Under cover of media indifference, Australian airlines are trying to cut the ratio of flight attendants to passengers on domestic flights from one per 36 seats to 1:50.
There is more to this than efficient meal service. Cabin crew are there to get passengers out of a burning aircraft before they are killed by an otherwise survivable crash.
It is complex and difficult task. Think about it next time you are stuffed into a tiny seat some metres from the nearest exit. Add in thick smoke, screaming people, families trying to stick together or others paralysed with fear, all jamming an aisle that you usually take at least several minutes to traverse while boarding or disembarking.

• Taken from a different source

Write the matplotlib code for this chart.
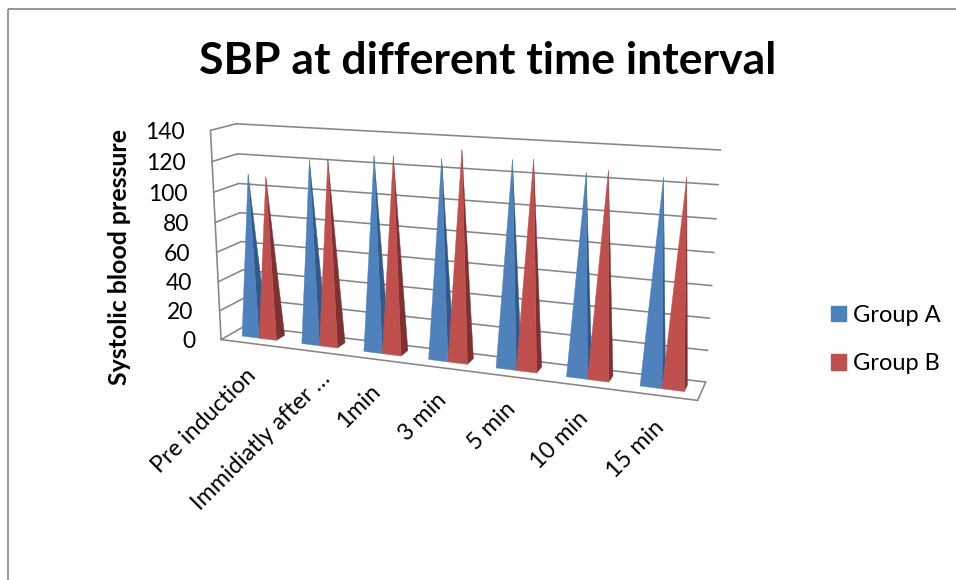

Now think of the money the airlines can save by cutting back on the Australian standard ratio of 1:36, which is world’s best practice, to the 1:50 ratio found elsewhere. Now think again of that smoke-filled cabin.
This standard is being considered by a CASA working party which is reviewing an airline sponsored proposal to fall into line with the rest of the world.
The working party, which includes the Flight Attendants Association of Australia (FAAA) is due the provide CASA with a set of draft rule changes this month. A discussion period of some months would then follow before the proposed rule changes are approved.
There are of course other issues at play. All of the Australian carriers already use exemptions granted by CASA on a regularly renewable basis to crew the cabins of Boeing 737-800s and A320s with only four attendants rather than the five that would apply under the 1:36 ratio as they fit them with between 168-180 seats.
Qantas, Virgin Blue, Jetstar and Tiger use this variation of the rule.
But those exemptions crucially leave one cabin crew on station at each of the four major doors, two at either end of the fuselage, which have integrated emergency slide and raft assemblies.
The 1:50 rule saw the US Airways A320 that ditched into the Hudson River beside Manhattan in January crewed with only one attendant at the two rear doors, where he had to fight off passengers who were trying to open them even though the lower sill was below water.
Had either of those doors been fully popped the jet would have sunk more rapidly than it did, and well before the passengers had escaped to the wings from where most were transferred to rescue boats.
This is a story where the defence will be “safety isn’t compromised”. And that will be a lie. This is all about cost cutting, not life saving.